7 En David nam de gouden schilden die bij Hadad-ezers knechten geweest waren, en bracht ze te Jeruzalem.
Et David prit les boucliers d'or qui étaient aux serviteurs de Hadadhézer, et les apporta à Jérusalem.
8 Daartoe nam de koning David zeer veel kopers uit Betach, en uit Berothai, steden van Hadad-ezer.
Le Roi David emporta aussi une grande quantité d'airain de Bétah, et de Bérothaï, villes de Hadadhézer.
9 Als nu Thoi, de koning van Hamath, hoorde, dat David het ganse heir van Hadad-ezer geslagen had;
Or Tohi, Roi de Hamath, apprit que David avait défait toutes les forces de Hadadhézer.
10 Zo zond Thoi zijn zoon Joram tot den koning David, om hem te vragen naar zijn welstand, en om hem te zegenen, vanwege dat hij tegen Hadad-ezer gekrijgd en hem geslagen had, (want Hadad-ezer voerde steeds krijg tegen Thoi); en in zijn hand waren zilveren vaten, en gouden vaten, en koperen vaten;
Et il envoya Joram son fils vers le Roi David, pour le saluer, et le féliciter de ce qu'il avait fait la guerre contre Hadadhézer, et de ce qu'il l'avait défait; car Hadadhézer était en guerre continuellement avec Tohi, et [Joram] apporta des vaisseaux d'argent, et des vaisseaux d'or, et des vaisseaux d'airain;
11 Welke de koning David ook den HEERE heiligde, met het zilver en het goud, dat hij geheiligd had van alle heidenen, die hij zich onderworpen had;
Lesquels David consacra à l'Eternel avec l'argent et l'or qu'il avait [déjà] consacrés [du butin] de toutes les nations qu'il s'était assujetties;
12 Van Syrie, en van Moab, en van de kinderen Ammons, en van de Filistijnen, en van Amalek, en van den roof van Hadad-ezer, den zoon van Rechob, den koning van Zoba.
De Syrie, de Moab, des enfants de Hammon, des Philistins, de Hamalec, et du butin de Hadadhézer, fils de Réhob, Roi de Tsoba.
13 Ook maakte zich David een naam, als hij wederkwam, nadat hij de Syriers geslagen had, in het Zoutdal, achttien duizend.

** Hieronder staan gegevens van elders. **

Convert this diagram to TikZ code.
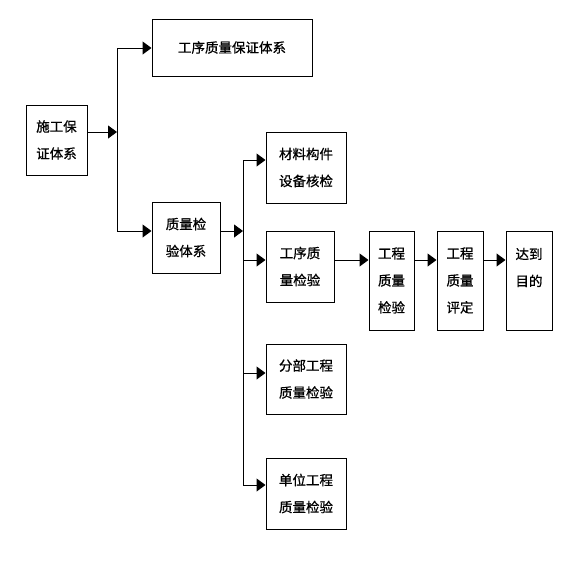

David s'acquit aussi [une grande] réputation de ce qu'en retournant de la défaite des Syriens, [il tailla en pièces] dans la vallée du sel dix-huit mille Iduméens.
14 En hij legde bezettingen in Edom; in gans Edom legde hij bezettingen; en alle Edomieten werden David tot knechten; en de HEERE behoedde David overal, waar hij heentoog.
Et il mit garnison dans l'Idumée, il mit, dis-je, garnison dans toute l'Idumée; et tous les Iduméens furent assujettis à David; et l'Eternel gardait David partout où il allait.
15 Alzo regeerde David over gans Israel, en David deed aan zijn ganse volk recht en gerechtigheid.
Ainsi David régna sur tout Israël, faisant droit et justice à tout son peuple.
16 Joab nu, de zoon van Zeruja, was over het heir; en Josafat, zoon van Achilud, was kanselier.
Et Joab fils de Tséruja avait la charge de l'armée; et Jéhosaphat fils d'Ahilud, était commis sur les registres.
17 En Zadok, zoon van Ahitub, en Achimelech, zoon van Abjathar, waren priesters; en Seraja was schrijver.
Et Tsadok fils d'Ahitub, et Ahimélec fils d'Abiathar étaient les Sacrificateurs, et Séraja était le Secrétaire.
18 Er was ook Benaja, zoon van Jojada, met de Krethi en de Plethi; maar Davids zonen waren prinsen.
Et Bénaja fils de Jéhojadah était sur les Kéréthiens et les Péléthiens; et les fils de David étaient les principaux Officiers.